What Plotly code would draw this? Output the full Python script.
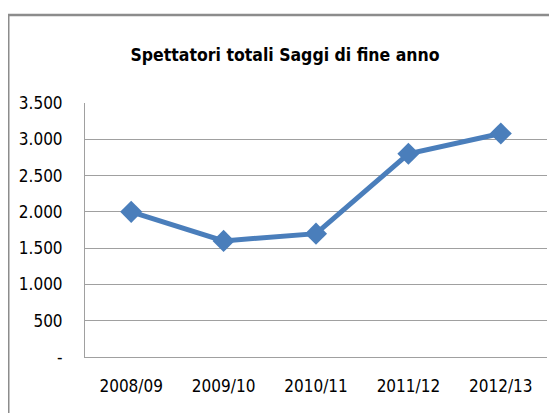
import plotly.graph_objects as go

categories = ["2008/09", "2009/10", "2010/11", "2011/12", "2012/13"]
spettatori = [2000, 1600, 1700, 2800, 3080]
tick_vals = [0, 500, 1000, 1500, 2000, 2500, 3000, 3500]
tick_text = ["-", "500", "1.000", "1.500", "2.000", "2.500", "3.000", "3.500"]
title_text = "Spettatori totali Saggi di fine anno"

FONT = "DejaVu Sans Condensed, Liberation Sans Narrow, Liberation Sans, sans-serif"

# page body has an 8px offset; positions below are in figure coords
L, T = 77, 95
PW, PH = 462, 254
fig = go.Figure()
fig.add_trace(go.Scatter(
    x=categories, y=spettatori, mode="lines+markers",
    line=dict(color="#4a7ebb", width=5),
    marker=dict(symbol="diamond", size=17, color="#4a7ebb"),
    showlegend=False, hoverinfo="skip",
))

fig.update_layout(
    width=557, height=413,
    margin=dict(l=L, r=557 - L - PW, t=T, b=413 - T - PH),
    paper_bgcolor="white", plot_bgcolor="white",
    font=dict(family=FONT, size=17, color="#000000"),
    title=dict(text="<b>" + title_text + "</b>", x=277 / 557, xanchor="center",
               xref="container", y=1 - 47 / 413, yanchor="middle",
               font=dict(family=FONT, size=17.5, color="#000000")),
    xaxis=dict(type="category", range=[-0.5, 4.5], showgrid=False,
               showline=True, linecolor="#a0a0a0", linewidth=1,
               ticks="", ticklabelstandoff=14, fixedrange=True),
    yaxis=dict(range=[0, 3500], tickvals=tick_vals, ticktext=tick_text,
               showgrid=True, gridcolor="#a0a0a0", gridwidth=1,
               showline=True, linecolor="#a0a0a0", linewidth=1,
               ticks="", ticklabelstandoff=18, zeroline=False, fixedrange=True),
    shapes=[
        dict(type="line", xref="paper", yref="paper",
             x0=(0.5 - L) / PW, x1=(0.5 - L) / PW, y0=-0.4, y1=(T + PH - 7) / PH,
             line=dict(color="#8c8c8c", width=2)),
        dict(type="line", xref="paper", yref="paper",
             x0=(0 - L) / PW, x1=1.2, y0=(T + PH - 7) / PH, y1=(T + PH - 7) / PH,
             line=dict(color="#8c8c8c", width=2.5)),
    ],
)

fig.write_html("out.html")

§ **What this task involves**
Repeat the listing verbatim. Skip the pictures.

§ **Full response**
What Plotly code would draw this? Output the full Python script.
import plotly.graph_objects as go

categories = ["2008/09", "2009/10", "2010/11", "2011/12", "2012/13"]
spettatori = [2000, 1600, 1700, 2800, 3080]
tick_vals = [0, 500, 1000, 1500, 2000, 2500, 3000, 3500]
tick_text = ["-", "500", "1.000", "1.500", "2.000", "2.500", "3.000", "3.500"]
title_text = "Spettatori totali Saggi di fine anno"

FONT = "DejaVu Sans Condensed, Liberation Sans Narrow, Liberation Sans, sans-serif"

# page body has an 8px offset; positions below are in figure coords
L, T = 77, 95
PW, PH = 462, 254
fig = go.Figure()
fig.add_trace(go.Scatter(
    x=categories, y=spettatori, mode="lines+markers",
    line=dict(color="#4a7ebb", width=5),
    marker=dict(symbol="diamond", size=17, color="#4a7ebb"),
    showlegend=False, hoverinfo="skip",
))

fig.update_layout(
    width=557, height=413,
    margin=dict(l=L, r=557 - L - PW, t=T, b=413 - T - PH),
    paper_bgcolor="white", plot_bgcolor="white",
    font=dict(family=FONT, size=17, color="#000000"),
    title=dict(text="<b>" + title_text + "</b>", x=277 / 557, xanchor="center",
               xref="container", y=1 - 47 / 413, yanchor="middle",
               font=dict(family=FONT, size=17.5, color="#000000")),
    xaxis=dict(type="category", range=[-0.5, 4.5], showgrid=False,
               showline=True, linecolor="#a0a0a0", linewidth=1,
               ticks="", ticklabelstandoff=14, fixedrange=True),
    yaxis=dict(range=[0, 3500], tickvals=tick_vals, ticktext=tick_text,
               showgrid=True, gridcolor="#a0a0a0", gridwidth=1,
               showline=True, linecolor="#a0a0a0", linewidth=1,
               ticks="", ticklabelstandoff=18, zeroline=False, fixedrange=True),
    shapes=[
        dict(type="line", xref="paper", yref="paper",
             x0=(0.5 - L) / PW, x1=(0.5 - L) / PW, y0=-0.4, y1=(T + PH - 7) / PH,
             line=dict(color="#8c8c8c", width=2)),
        dict(type="line", xref="paper", yref="paper",
             x0=(0 - L) / PW, x1=1.2, y0=(T + PH - 7) / PH, y1=(T + PH - 7) / PH,
             line=dict(color="#8c8c8c", width=2.5)),
    ],
)

fig.write_html("out.html")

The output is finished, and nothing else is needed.